I challenged the members of my Administration to work with States, communities, and civic leaders to create a plan for doubling the number of adoptions and permanent placements for children to 54,000 by the year 2002. And on February 14, 1997, the Adoption 2002 report, outlining changes in policies and practices necessary to reach this goal, was released. Since then, we have been actively implementing the recommendations included in the report, and States are reviewing data and submitting numerical targets for adoption and guardianships to be completed by the year 2002. The Office of Personnel Management has published a guide for Federal workers interested in adopting, and the Department of Health and Human Services is preparing to make the first annual Adoption 2002 Excellence awards later this year. Finally, the Congress is considering historic legislation that would provide the resources and statutory authority for financial incentives, technical assistance, and improved judicial decision-making for children in foster care.

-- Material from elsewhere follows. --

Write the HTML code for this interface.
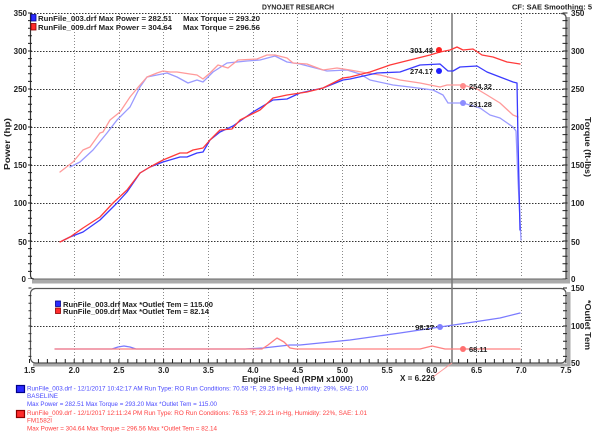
<!DOCTYPE html>
<html><head><meta charset="utf-8"><style>
html,body{margin:0;padding:0;background:#fff;}
svg{display:block;}
text{font-family:"Liberation Sans",Arial,sans-serif;}
.b{font-weight:bold;fill:#222;}
</style></head><body>
<svg width="600" height="433" viewBox="0 0 600 433" xmlns="http://www.w3.org/2000/svg">
<rect width="600" height="433" fill="#fff"/>

<!-- main vertical grid -->
<g stroke="#8a8a8a" stroke-width="1" stroke-dasharray="1,2" fill="none">
<line x1="74.5" y1="14" x2="74.5" y2="278"/>
<line x1="119.5" y1="14" x2="119.5" y2="278"/>
<line x1="163.5" y1="14" x2="163.5" y2="278"/>
<line x1="208.5" y1="14" x2="208.5" y2="278"/>
<line x1="253.5" y1="14" x2="253.5" y2="278"/>
<line x1="297.5" y1="14" x2="297.5" y2="278"/>
<line x1="342.5" y1="14" x2="342.5" y2="278"/>
<line x1="387.5" y1="14" x2="387.5" y2="278"/>
<line x1="431.5" y1="14" x2="431.5" y2="278"/>
<line x1="476.5" y1="14" x2="476.5" y2="278"/>
<line x1="521.5" y1="14" x2="521.5" y2="278"/>
<!-- lower grid -->
<line x1="74.5" y1="289" x2="74.5" y2="361"/>
<line x1="119.5" y1="289" x2="119.5" y2="361"/>
<line x1="163.5" y1="289" x2="163.5" y2="361"/>
<line x1="208.5" y1="289" x2="208.5" y2="361"/>
<line x1="253.5" y1="289" x2="253.5" y2="361"/>
<line x1="297.5" y1="289" x2="297.5" y2="361"/>
<line x1="342.5" y1="289" x2="342.5" y2="361"/>
<line x1="387.5" y1="289" x2="387.5" y2="361"/>
<line x1="431.5" y1="289" x2="431.5" y2="361"/>
<line x1="476.5" y1="289" x2="476.5" y2="361"/>
<line x1="521.5" y1="289" x2="521.5" y2="361"/>
</g>
<g stroke="#333" stroke-width="1" stroke-dasharray="1.5,1.5" fill="none">
<line x1="31" y1="51.5" x2="565" y2="51.5"/>
<line x1="31" y1="89.5" x2="565" y2="89.5"/>
<line x1="31" y1="127.5" x2="565" y2="127.5"/>
<line x1="31" y1="165.5" x2="565" y2="165.5"/>
<line x1="31" y1="203.5" x2="565" y2="203.5"/>
<line x1="31" y1="241.5" x2="565" y2="241.5"/>
<line x1="31" y1="326.5" x2="565" y2="326.5"/>
<line x1="31" y1="13.5" x2="561" y2="13.5"/>
</g>

<!-- main frame -->
<rect x="566" y="17" width="4" height="266" fill="#aaa"/>
<rect x="32" y="279.5" width="538" height="4" fill="#aaa"/>
<path d="M561,13.5 Q566,13.5 566,18 L566,279" stroke="#555" stroke-width="1.3" fill="none"/>
<line x1="34" y1="279" x2="566" y2="279" stroke="#666" stroke-width="1"/>
<path d="M30.5,13 L30.5,275 Q30.5,279 34,279" stroke="#333" stroke-width="1.2" fill="none"/>
<!-- axis ticks -->
<line x1="30" y1="12.5" x2="30" y2="279" stroke="#222" stroke-width="4" stroke-dasharray="1,6.6"/>
<line x1="565" y1="12.5" x2="565" y2="279" stroke="#222" stroke-width="5" stroke-dasharray="1,6.6"/>

<!-- lower frame -->
<rect x="567" y="292" width="3.5" height="74" fill="#aaa"/>
<rect x="33" y="363.5" width="537" height="3" fill="#aaa"/>
<rect x="30.5" y="288.5" width="535.5" height="74.5" rx="5" ry="5" stroke="#555" stroke-width="1.2" fill="none"/>
<line x1="29" y1="361" x2="567" y2="361" stroke="#222" stroke-width="4" stroke-dasharray="1,7.94"/>
<line x1="565" y1="287.5" x2="565" y2="363" stroke="#222" stroke-width="4" stroke-dasharray="1,6.6"/>
<line x1="30" y1="287.5" x2="30" y2="363" stroke="#333" stroke-width="3" stroke-dasharray="1,6.6"/>

<!-- cursor -->
<line x1="452" y1="13" x2="452" y2="363" stroke="#777" stroke-width="1.5"/>
<line x1="433" y1="377" x2="452" y2="363" stroke="#f99" stroke-width="1"/>

<!-- curves -->
<g fill="none" stroke-width="1.3" stroke-linejoin="round" stroke-linecap="round">
<polyline stroke="#9a9aff" points="70,167 80,162 93,150 107,133 117,120 130,107 140,87 147,77 157,75 167,73 177,77 188,83 197,80 203,82 213,72 227,63 247,61 260,60 275,56 287,62 300,64 327,71 347,70 360,74 370,80 393,85 410,87 433,90 443,95 448,103 463,103 480,108 490,115 500,118 513,127 516,131 518,180 521,240"/>
<polyline stroke="#ff9a9a" points="60,172 73,162 83,150 90,147 100,133 103,132 110,120 120,112 130,97 140,85 147,77 157,73 163,71 170,72 177,72 190,74 197,75 203,79 210,73 218,65 228,68 238,60 257,59 267,55 275,55 287,58 293,63 307,64 323,70 337,68 350,70 367,73 380,75 400,80 420,83 440,87 447,85 463,85 477,89 487,95 500,103 513,115 518,117"/>
<polyline stroke="#3a3aff" points="62,241 70,237 83,232 100,220 117,203 127,192 140,173 150,167 163,162 180,157 187,157 197,153 203,152 210,140 220,132 233,126 253,112 273,100 287,99 300,93 323,88 343,80 350,79 377,73 400,72 420,65 440,64 448,71 453,71 460,67 477,66 487,72 500,77 513,82 517,83 518,140 520,230"/>
<polyline stroke="#ff3a3a" points="60,242 70,237 83,228 100,217 113,203 127,190 140,173 150,167 163,160 180,153 187,153 193,150 203,148 210,140 220,130 232,129 240,120 260,110 273,98 287,95 307,92 323,88 343,78 350,77 370,72 390,65 410,60 430,55 440,52 450,50 457,47 463,50 473,49 482,55 493,57 507,62 520,64"/>
<!-- lower -->
<polyline stroke="#7a7aff" points="55,349 112,349 118,347 124,346 130,347 136,349 245,349 263,348 290,345 300,345 350,340 400,333 440,327 467,323 500,318 520,313"/>
<polyline stroke="#ff8080" points="55,349 262,349 268,345 277,338 284,342 290,348 296,349 420,349 432,346 445,349 520,349"/>
</g>

<!-- markers -->
<circle cx="439" cy="50" r="3" fill="#ff2020"/>
<circle cx="439" cy="71" r="3" fill="#2020ff"/>
<circle cx="463" cy="86" r="3" fill="#ff8c8c"/>
<circle cx="463" cy="103" r="3" fill="#8c8cff"/>
<circle cx="440" cy="327" r="3" fill="#8080ff"/>
<circle cx="463" cy="349" r="3" fill="#ff7070"/>
<g class="b" font-size="7.5">
<text x="433" y="53" text-anchor="end">301.48</text>
<text x="433" y="74" text-anchor="end">274.17</text>
<text x="469" y="89">254.32</text>
<text x="469" y="107">231.28</text>
<text x="434" y="330" text-anchor="end">98.27</text>
<text x="469" y="352">68.11</text>
</g>

<!-- titles -->
<text class="b" x="262" y="9.5" font-size="7.5" textLength="72" lengthAdjust="spacingAndGlyphs">DYNOJET RESEARCH</text>
<text class="b" x="512" y="9.5" font-size="7.5" textLength="80" lengthAdjust="spacingAndGlyphs">CF: SAE  Smoothing: 5</text>

<!-- top legend -->
<rect x="31" y="14.5" width="5" height="6.5" fill="#2b2bff" stroke="#00008a" stroke-width="0.8"/>
<rect x="31" y="23.5" width="5" height="6.5" fill="#ff2b2b" stroke="#8a0000" stroke-width="0.8"/>
<g class="b" font-size="7.5">
<text x="38" y="21" textLength="134" lengthAdjust="spacingAndGlyphs">RunFile_003.drf Max Power = 282.51</text>
<text x="183" y="21" textLength="77" lengthAdjust="spacingAndGlyphs">Max Torque = 293.20</text>
<text x="38" y="30" textLength="134" lengthAdjust="spacingAndGlyphs">RunFile_009.drf Max Power = 304.64</text>
<text x="183" y="30" textLength="77" lengthAdjust="spacingAndGlyphs">Max Torque = 296.56</text>
</g>

<!-- lower legend -->
<rect x="55.5" y="301" width="5" height="5.5" fill="#2b2bff" stroke="#00008a" stroke-width="0.8"/>
<rect x="55.5" y="308" width="5" height="5.5" fill="#ff2b2b" stroke="#8a0000" stroke-width="0.8"/>
<g class="b" font-size="7.2">
<text x="63" y="307" textLength="150" lengthAdjust="spacingAndGlyphs">RunFile_003.drf Max *Outlet Tem = 115.00</text>
<text x="63" y="314" textLength="146" lengthAdjust="spacingAndGlyphs">RunFile_009.drf Max *Outlet Tem = 82.14</text>
</g>

<!-- left tick labels -->
<g class="b" font-size="8" text-anchor="end">
<text x="27" y="16">350</text>
<text x="27" y="54">300</text>
<text x="27" y="92">250</text>
<text x="27" y="130">200</text>
<text x="27" y="168">150</text>
<text x="27" y="206">100</text>
<text x="27" y="245">50</text>
<text x="26" y="282">0</text>
</g>
<!-- right tick labels -->
<g class="b" font-size="8">
<text x="571" y="16">350</text>
<text x="571" y="54">300</text>
<text x="571" y="92">250</text>
<text x="571" y="130">200</text>
<text x="571" y="168">150</text>
<text x="571" y="206">100</text>
<text x="571" y="245">50</text>
<text x="571" y="282">0</text>
<text x="571" y="291">150</text>
<text x="571" y="329">100</text>
<text x="571" y="366">50</text>
</g>
<!-- x tick labels -->
<g class="b" font-size="8" text-anchor="middle">
<text x="29.5" y="373">1.5</text>
<text x="74.2" y="373">2.0</text>
<text x="118.9" y="373">2.5</text>
<text x="163.6" y="373">3.0</text>
<text x="208.3" y="373">3.5</text>
<text x="253" y="373">4.0</text>
<text x="297.7" y="373">4.5</text>
<text x="342.4" y="373">5.0</text>
<text x="387.1" y="373">5.5</text>
<text x="431.8" y="373">6.0</text>
<text x="476.5" y="373">6.5</text>
<text x="521.2" y="373">7.0</text>
<text x="565.9" y="373">7.5</text>
</g>
<text class="b" x="242" y="382" font-size="8.5" textLength="111" lengthAdjust="spacingAndGlyphs">Engine Speed (RPM x1000)</text>
<text class="b" x="400" y="381" font-size="8" textLength="35" lengthAdjust="spacingAndGlyphs">X = 6.226</text>

<!-- axis titles -->
<text class="b" font-size="8.5" transform="translate(10,170) rotate(-90)" textLength="52" lengthAdjust="spacingAndGlyphs">Power (hp)</text>
<text class="b" font-size="8.5" transform="translate(585,117) rotate(90)" textLength="60" lengthAdjust="spacingAndGlyphs">Torque (ft-lbs)</text>
<text class="b" font-size="8.5" transform="translate(585,300) rotate(90)" textLength="50" lengthAdjust="spacingAndGlyphs">*Outlet Tem</text>

<!-- bottom legend -->
<rect x="16.5" y="385.5" width="8" height="7" fill="#2b2bff" stroke="#00008a" stroke-width="1.2"/>
<rect x="16.5" y="410.5" width="8" height="7" fill="#ff2b2b" stroke="#8a0000" stroke-width="1.2"/>
<g font-size="6.2" fill="#4a4aff">
<text x="27" y="390.5" textLength="341" lengthAdjust="spacingAndGlyphs">RunFile_003.drf - 12/1/2017 10:42:17 AM  Run Type: RO  Run Conditions: 70.58 °F, 29.25 in-Hg,  Humidity: 29%, SAE: 1.00</text>
<text x="27" y="398" textLength="31" lengthAdjust="spacingAndGlyphs">BASELINE</text>
<text x="27" y="406" textLength="190" lengthAdjust="spacingAndGlyphs">Max Power = 282.51  Max Torque = 293.20  Max *Outlet Tem = 115.00</text>
</g>
<g font-size="6.2" fill="#ff4040">
<text x="27" y="415" textLength="340" lengthAdjust="spacingAndGlyphs">RunFile_009.drf - 12/1/2017 12:11:24 PM  Run Type: RO  Run Conditions: 76.53 °F, 29.21 in-Hg,  Humidity: 22%, SAE: 1.01</text>
<text x="27" y="422.5" textLength="25" lengthAdjust="spacingAndGlyphs">FM1582I</text>
<text x="27" y="430.5" textLength="190" lengthAdjust="spacingAndGlyphs">Max Power = 304.64  Max Torque = 296.56  Max *Outlet Tem = 82.14</text>
</g>
</svg>
</body></html>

As a Nation, we have before us an opportunity to make a real difference in the lives of our most vulnerable children. We must continue to promote public awareness of the need for adoptive families and to help families make the choice to provide loving, permanent homes for the many children who otherwise must continue to wait. We must also strengthen our support of those families who do choose to adopt. As we observe National Adoption Month, we reaffirm our commitment to adoption as a new beginning for thousands of children, and we celebrate the many American families who have embraced these children by accepting the rewards and responsibilities of adoption.

NOW, THEREFORE, I, WILLIAM J. CLINTON, President of the United States of America, by virtue of the authority vested in me by the Constitution and laws of the United States, do hereby proclaim November 1997 as National Adoption Month. I urge all Americans to observe this month with appropriate programs and activities to honor adoptive families and to participate in efforts to find permanent homes for waiting children.

IN WITNESS WHEREOF, I have hereunto set my hand this third day of November, in the year of our Lord nineteen hundred and ninety-seven, and of the Independence of the United States of America the two hundred and twenty-second.